President Obama is pushing an initiative to create 15 innovation partnership centers across the country, funded, in part, by $1 billion in federal support. Congress never approved the money, but the administration is still moving forward on three sites with previously approved funding. In a recent address, President Obama touted a new manufacturing institute: "Today, I'm here to act," Obama told students at North Carolina State University, the leading partner behind the new innovation center in the Research Triangle.
The goal, he said, was "to help make Raleigh-Durham and America a magnet for the good high-tech manufacturing jobs that a growing middle class requires and that are going to continue to keep this country on the cutting edge."
The new innovation center is a public-private partnership consortium involving 18 companies. The focus of the consortium will be on developing semiconductor technology used in energy-efficient products.
The project was selected as part of a competition for federal support that President Obama first announced in his State Of The Union address a year ago. It will receive $70 million over five years from the Department of Energy, a figure that will be matched by at $70 million from businesses, universities and the state.
While on the surface such partnerships merit support, the technology to be created will benefit the wealthy ownership class of corporate America, while providing desired high-tech jobs for a relative few who will directly benefit during the research period necessary to create the new technology and to operate and maintain the technology once applied to the private sector.
There is nothing disturbing about that outcome except for the reality that the resulting technology will become narrowly owned, given the invisible structure of the present-day workings of our economy.
President Obama and his economic advisors are stuck in one-factor LABOR ONLY thinking. Their focus is on JOBS CREATION and particularly high-tech technology jobs--the selling point to muster support for the initiative.

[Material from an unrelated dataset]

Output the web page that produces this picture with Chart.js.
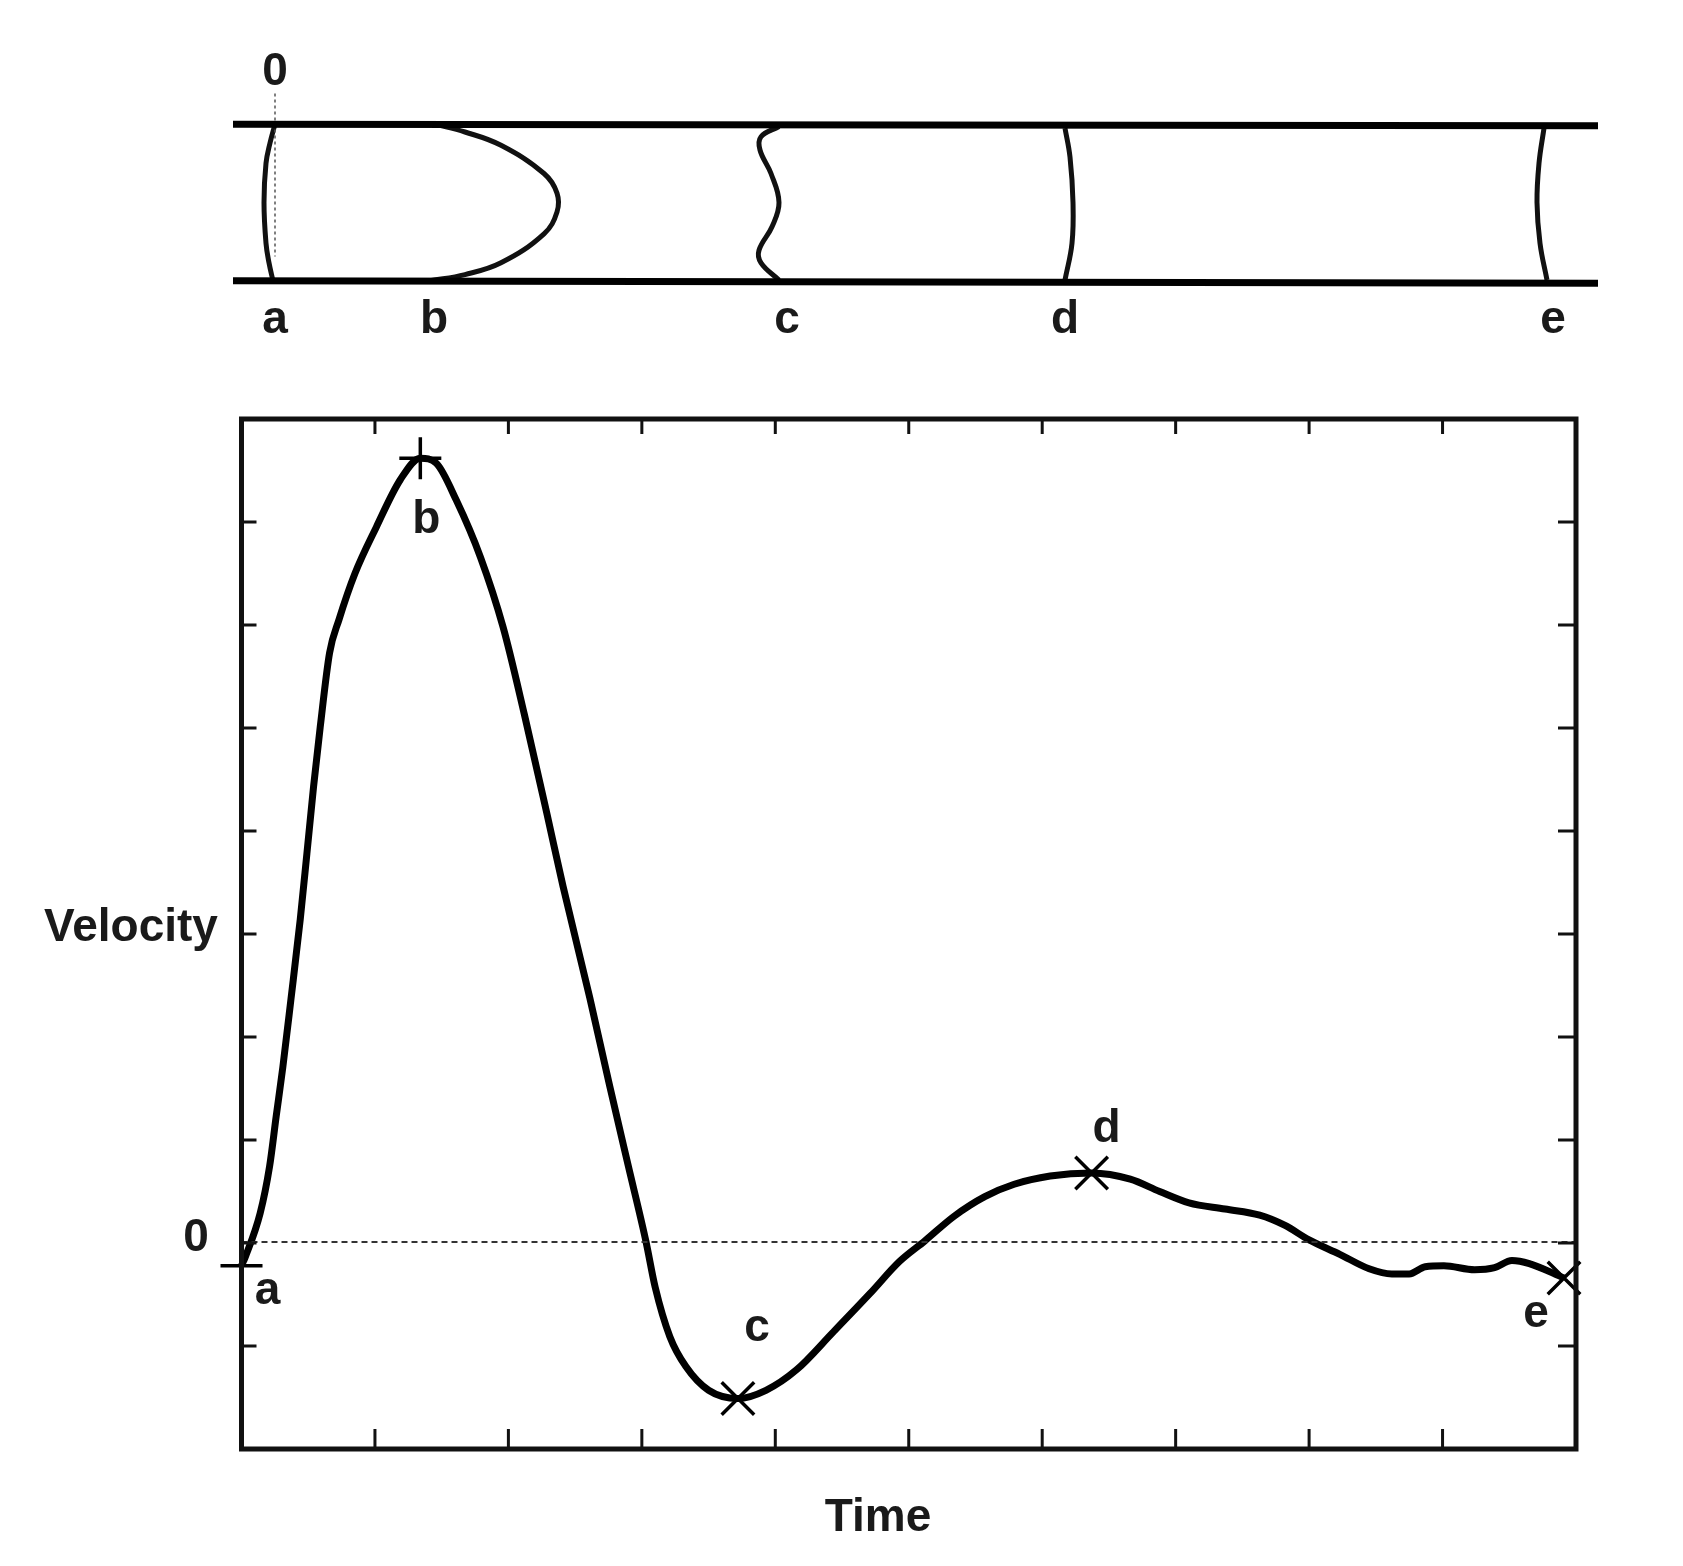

Given the current invisible structure of the economy, except for a relative few, the majority of the population, no matter how well educated, will not be able to find a job that pays sufficient wages or salaries to support a family or prevent a lifestyle, which is gradually being crippled by near poverty or poverty earnings. Thus, education is not the panacea, though it is critical for our future societal development and needs to be vigorously supported and advanced. But there are limits as to how many Americans will directly benefit financially as a result of obtaining high-tech technology jobs.
For the majority of younger, as well as older Americans, it will increasingly be harder and harder to find and secure a well-paying job--for most, their ONLY source of income. Unless we reform the system they will find themselves dependent on taxpayer-supported government welfare, open and or concealed.
President Obama's intent to bolster the tech sector with skilled workers is a worth-while objective, but what we, as a nation, must realize is that our scientists, engineers, and executive managers who are not owners themselves of the technological assets they create for corporations, except for those in the highest employed positions, are encouraged to work to destroy employment by making the capital "worker" owner more productive. How much employment can be destroyed by substituting machines for people is a measure of their success--always focused on producing at the lowest cost. Only the people who already own productive capital (non-human means of production) are the beneficiaries of their work, as they systematically concentrate more and more capital ownership in their stationary 1 percent ranks. Yet the 1 percent are not the people who do the overwhelming consuming. The result is the consumer populous is not able to get the money to buy the products and services produced as a result of substituting machines for people. And yet you can't have mass production without mass human consumption. It is the exponential disassociation of production and consumption that is the problem in the United States economy, and the reason that ordinary citizens must gain access to wealth-creating, income-producing productive capital ownership to improve their economic well-being.
If President Obama and his economist advisors viewed the process of production of products and services as consisting of two independent factors--human and non-human--they would realize that the non-human factor--productive capital--is becoming more productive, NOT human labor. They should also realize that most changes in the productive capacity of the world since the beginning of the Industrial Revolution can be attributed to technological improvements in our capital assets, and a relatively diminishing proportion to human labor. Productive capital does not "enhance" labor productivity (labor's ability to produce economic goods). In fact, the opposite is true. It makes many forms of labor unnecessary.
Technological change makes tools, machines, structures, and processes ever more productive while leaving human productiveness largely unchanged (our human abilities are limited by physical strength and brain power--and relatively constant). The technology industry is always changing, evolving and innovating. The result is that primary distribution through the free market economy, whose distributive principle is "to each according to his production," delivers progressively more market-sourced income to capital owners and progressively less to workers who make their contribution through labor.
This is a simple concept that describes the economics of reality, but President Obama and his advisors have yet to show that they grasp its significance, which when understood leads to ONLY ONE possible solution that strengthens our country's founding principles in private property.
What President Obama and other politicians as well as economists and national media pundits should be advocating is equal opportunity for every citizen to become a capital owner.